Early childhood education and care
All children have a right to ECEC
Early childhood education and care (ECEC) in Iceland is based on an integrated approach to education and care. The 2008 Preschool Act defines ECEC as a planned and goal-oriented part of education, upbringing and care, with an emphasis on pedagogy and learning through play. Up to the age of 6 years, children can attend ECEC centres (leikskóli), which fall under the overall responsibility of the Ministry of Education, Science and Culture. Although not compulsory, ECEC is defined as the first level of education in Iceland. It is classified as International Standard Classification of Education level 0. Municipal ECEC centres are the primary settings of ECEC services. Although there is no legal entitlement of a child to ECEC services at a given age enshrined in law, municipalities commit politically to providing a place in an ECEC setting when children are 18–36 months of age.
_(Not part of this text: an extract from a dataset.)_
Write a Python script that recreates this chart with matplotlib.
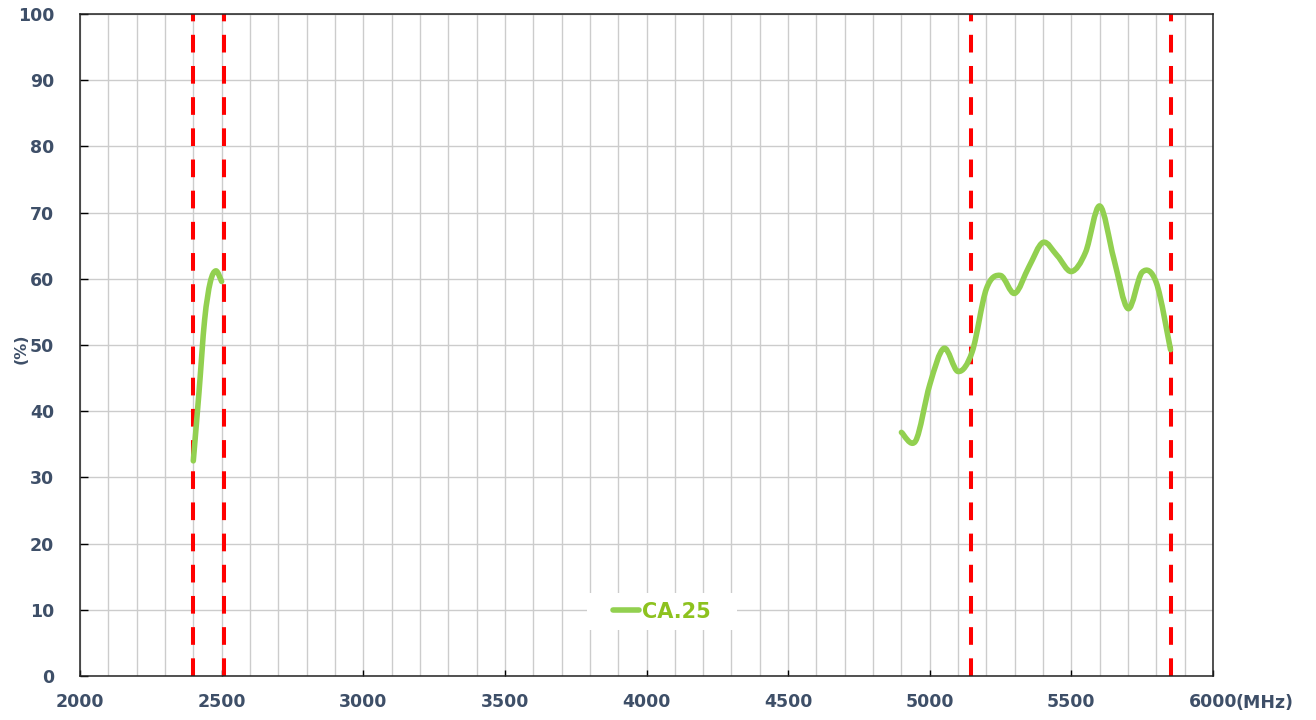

All centre-based ECEC settings operate in accordance with the 2008 Preschool Act and follow an educational programme, the national curriculum guide, issued by the Ministry of Education, Science and Culture.
There is also a system of regulated and publicly subsidised home-based provision (dagforeldrar) aimed at the youngest children (from birth to the age of 2 years), which falls under the responsibility of the Ministry of Welfare.
ECEC is guided by a national core curriculum
The Pre-primary School Act and the national curriculum guide for this stage describe the core aims of the education of young children, namely to:
- monitor and encourage children’s general development in close cooperation with parents and guardians;
- provide systematic linguistic stimulation and contribute to general skills in the Icelandic language;
- provide children with mental, intellectual and physical care according to the needs of the individual child, so that they may enjoy their childhood;
- encourage children’s broad-mindedness and strengthen their moral values;
- lay the foundation necessary for children to become independent, autonomous, active and responsible participants in a democratic society that is undergoing rapid and continuous development;
- cultivate children’s expressive and creative abilities with the aim of strengthening their self-esteem, health awareness, confidence and communication skills.